# START OF Data for this exercise
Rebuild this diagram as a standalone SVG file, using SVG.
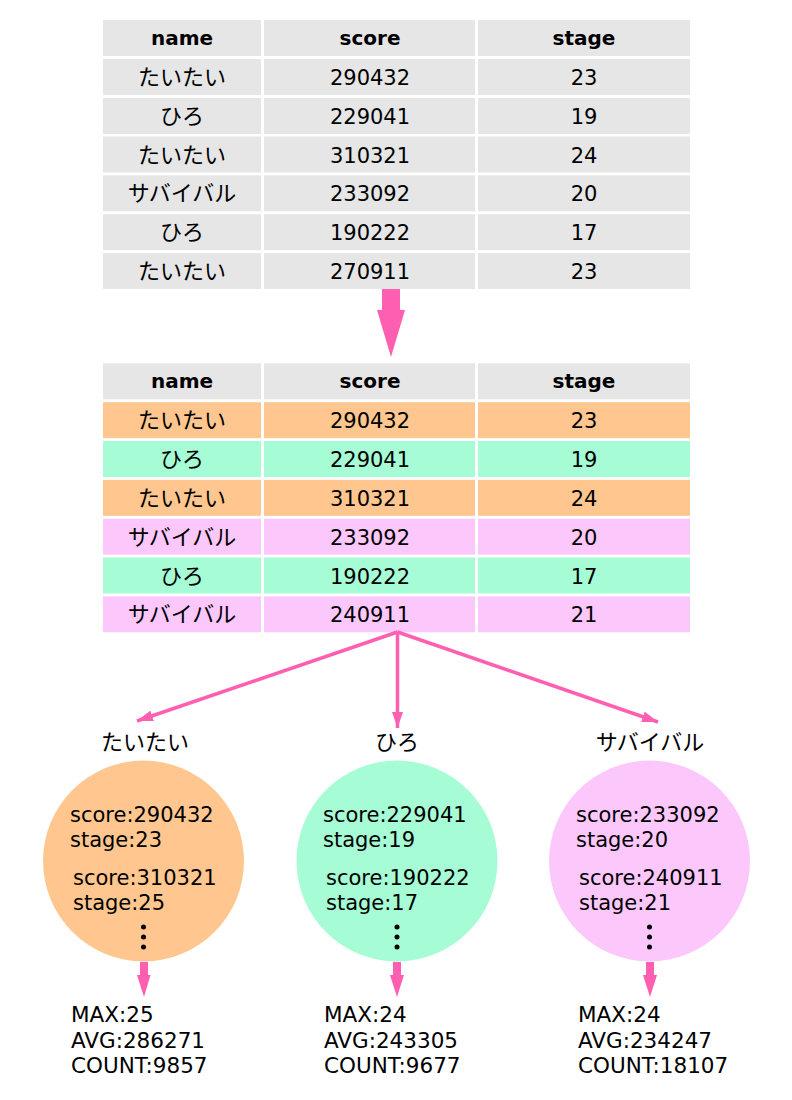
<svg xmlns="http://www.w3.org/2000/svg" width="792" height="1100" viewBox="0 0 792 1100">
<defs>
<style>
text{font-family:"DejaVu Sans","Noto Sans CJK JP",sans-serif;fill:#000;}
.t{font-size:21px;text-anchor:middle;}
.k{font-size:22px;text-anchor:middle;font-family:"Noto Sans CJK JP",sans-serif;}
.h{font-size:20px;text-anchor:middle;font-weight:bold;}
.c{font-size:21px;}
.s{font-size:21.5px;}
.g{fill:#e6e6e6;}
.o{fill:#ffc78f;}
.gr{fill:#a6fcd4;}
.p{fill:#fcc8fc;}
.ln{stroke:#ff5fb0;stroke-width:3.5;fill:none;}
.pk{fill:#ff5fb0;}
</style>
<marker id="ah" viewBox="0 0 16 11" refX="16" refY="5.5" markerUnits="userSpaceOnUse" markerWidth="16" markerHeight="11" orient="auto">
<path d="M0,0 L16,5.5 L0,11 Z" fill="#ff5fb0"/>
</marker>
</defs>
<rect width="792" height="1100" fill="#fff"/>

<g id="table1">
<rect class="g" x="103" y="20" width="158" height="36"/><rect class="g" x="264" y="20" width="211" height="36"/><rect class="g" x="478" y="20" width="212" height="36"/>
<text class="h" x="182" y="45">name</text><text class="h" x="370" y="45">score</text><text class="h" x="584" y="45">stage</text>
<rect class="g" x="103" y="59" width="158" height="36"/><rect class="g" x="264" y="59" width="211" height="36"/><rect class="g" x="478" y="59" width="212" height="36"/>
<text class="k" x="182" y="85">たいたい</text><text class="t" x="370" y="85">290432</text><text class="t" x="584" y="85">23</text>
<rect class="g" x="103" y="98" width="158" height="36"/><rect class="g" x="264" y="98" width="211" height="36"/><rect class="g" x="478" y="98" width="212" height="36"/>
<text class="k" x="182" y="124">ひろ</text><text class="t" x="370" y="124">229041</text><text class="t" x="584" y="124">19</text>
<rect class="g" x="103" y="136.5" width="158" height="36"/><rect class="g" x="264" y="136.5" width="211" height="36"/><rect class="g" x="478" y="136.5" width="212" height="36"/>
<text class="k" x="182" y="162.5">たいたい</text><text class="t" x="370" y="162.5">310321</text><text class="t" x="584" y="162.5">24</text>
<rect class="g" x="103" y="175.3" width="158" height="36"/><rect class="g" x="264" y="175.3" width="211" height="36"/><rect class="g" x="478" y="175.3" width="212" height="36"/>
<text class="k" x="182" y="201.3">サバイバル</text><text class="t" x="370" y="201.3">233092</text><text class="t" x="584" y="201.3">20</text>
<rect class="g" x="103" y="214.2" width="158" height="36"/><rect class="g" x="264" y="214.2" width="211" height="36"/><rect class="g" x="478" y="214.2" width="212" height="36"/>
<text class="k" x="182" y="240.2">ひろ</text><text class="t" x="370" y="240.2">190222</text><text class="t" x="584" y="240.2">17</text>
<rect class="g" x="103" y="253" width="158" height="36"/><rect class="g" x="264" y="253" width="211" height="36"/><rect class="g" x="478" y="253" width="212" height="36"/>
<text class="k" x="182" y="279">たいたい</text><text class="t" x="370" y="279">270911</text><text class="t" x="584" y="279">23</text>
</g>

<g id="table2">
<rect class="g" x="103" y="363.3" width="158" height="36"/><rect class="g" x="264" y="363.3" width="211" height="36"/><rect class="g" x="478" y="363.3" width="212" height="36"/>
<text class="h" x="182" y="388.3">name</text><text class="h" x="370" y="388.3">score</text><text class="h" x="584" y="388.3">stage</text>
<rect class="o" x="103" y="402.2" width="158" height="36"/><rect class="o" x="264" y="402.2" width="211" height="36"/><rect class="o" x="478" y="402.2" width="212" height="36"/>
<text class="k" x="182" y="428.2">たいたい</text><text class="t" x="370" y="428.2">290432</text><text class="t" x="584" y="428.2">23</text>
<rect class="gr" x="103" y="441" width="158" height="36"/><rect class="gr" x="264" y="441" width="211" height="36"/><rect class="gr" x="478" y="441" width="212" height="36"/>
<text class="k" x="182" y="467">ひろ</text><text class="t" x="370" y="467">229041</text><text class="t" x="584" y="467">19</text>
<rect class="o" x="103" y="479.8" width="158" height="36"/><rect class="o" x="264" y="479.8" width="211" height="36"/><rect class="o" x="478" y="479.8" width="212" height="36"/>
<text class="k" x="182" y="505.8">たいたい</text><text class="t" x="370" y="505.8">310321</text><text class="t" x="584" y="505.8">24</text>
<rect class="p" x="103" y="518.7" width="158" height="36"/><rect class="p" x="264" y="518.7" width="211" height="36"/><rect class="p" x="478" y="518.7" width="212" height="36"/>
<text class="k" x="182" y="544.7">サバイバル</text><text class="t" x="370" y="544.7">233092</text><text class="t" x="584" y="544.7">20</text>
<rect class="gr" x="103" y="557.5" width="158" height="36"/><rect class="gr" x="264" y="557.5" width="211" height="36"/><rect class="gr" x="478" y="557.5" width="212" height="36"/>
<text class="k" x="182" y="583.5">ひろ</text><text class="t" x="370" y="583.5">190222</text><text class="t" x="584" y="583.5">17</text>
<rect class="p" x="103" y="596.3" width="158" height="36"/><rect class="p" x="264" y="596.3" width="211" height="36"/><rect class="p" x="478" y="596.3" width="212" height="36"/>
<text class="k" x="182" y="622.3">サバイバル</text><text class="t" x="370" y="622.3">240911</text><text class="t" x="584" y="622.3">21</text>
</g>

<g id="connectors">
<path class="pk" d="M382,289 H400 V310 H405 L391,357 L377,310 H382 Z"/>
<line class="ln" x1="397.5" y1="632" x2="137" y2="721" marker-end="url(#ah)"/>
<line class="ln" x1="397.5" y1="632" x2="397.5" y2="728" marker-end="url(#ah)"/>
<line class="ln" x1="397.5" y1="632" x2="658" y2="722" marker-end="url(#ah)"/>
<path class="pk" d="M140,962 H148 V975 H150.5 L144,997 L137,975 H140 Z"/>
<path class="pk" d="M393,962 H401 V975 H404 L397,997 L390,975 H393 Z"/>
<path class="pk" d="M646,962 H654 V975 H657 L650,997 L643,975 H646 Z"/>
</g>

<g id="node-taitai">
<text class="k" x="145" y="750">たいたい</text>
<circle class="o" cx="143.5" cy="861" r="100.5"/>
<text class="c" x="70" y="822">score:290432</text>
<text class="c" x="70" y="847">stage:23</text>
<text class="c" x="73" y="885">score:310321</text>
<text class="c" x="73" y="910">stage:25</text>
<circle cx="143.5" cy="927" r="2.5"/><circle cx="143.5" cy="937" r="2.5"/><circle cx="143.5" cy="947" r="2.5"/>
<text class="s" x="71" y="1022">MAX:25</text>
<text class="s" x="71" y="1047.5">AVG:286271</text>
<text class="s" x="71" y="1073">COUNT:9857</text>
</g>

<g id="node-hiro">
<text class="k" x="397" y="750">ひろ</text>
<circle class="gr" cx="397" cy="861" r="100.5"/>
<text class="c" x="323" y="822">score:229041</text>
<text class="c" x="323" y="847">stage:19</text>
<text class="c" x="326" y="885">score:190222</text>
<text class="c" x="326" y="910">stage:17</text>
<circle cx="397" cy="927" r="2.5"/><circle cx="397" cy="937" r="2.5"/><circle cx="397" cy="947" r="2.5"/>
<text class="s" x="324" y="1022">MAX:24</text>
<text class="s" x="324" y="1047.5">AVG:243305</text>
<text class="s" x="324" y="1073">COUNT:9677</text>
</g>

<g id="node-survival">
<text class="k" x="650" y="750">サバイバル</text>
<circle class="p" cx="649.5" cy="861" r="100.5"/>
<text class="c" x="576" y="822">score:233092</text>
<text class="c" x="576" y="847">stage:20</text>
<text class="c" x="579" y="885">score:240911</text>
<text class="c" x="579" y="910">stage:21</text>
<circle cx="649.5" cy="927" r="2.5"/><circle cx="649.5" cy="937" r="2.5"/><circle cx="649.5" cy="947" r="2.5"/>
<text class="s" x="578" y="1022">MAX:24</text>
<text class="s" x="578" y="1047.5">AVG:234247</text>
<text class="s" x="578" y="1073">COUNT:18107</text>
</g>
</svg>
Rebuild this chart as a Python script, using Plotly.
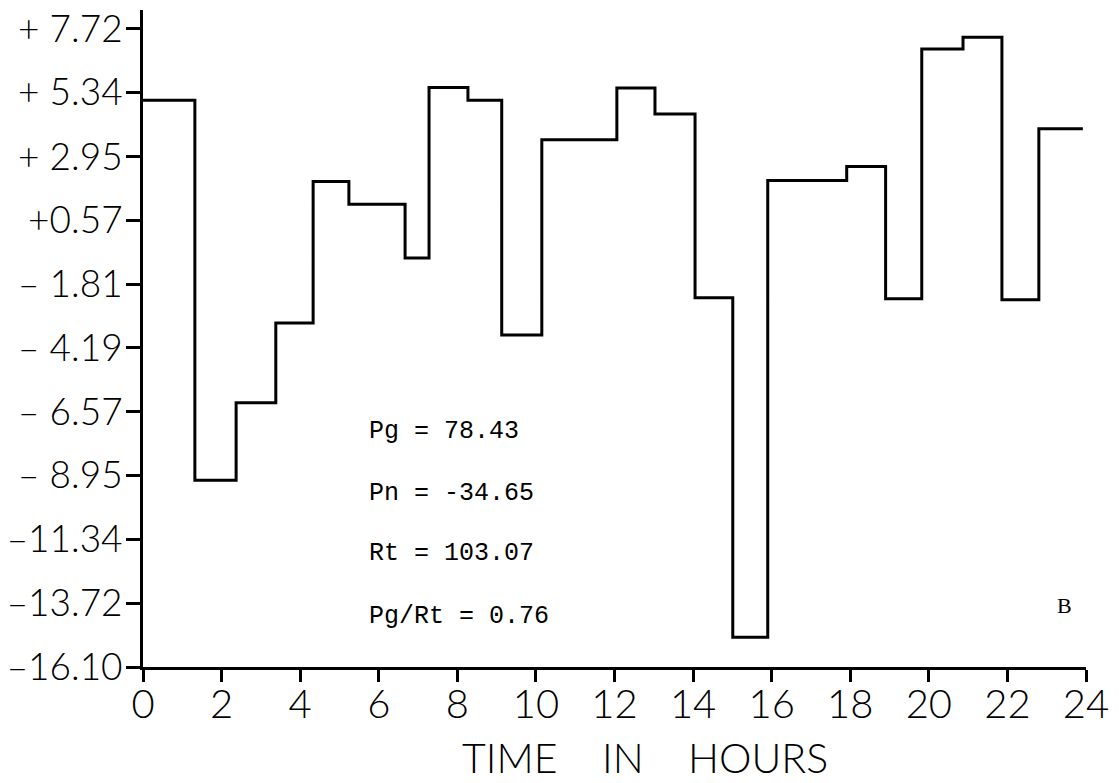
# END OF Data for this exercise
Look through the entries and return every line where "using" appears.

Rebuild this diagram as a standalone SVG file, using SVG.
Rebuild this chart as a Python script, using Plotly.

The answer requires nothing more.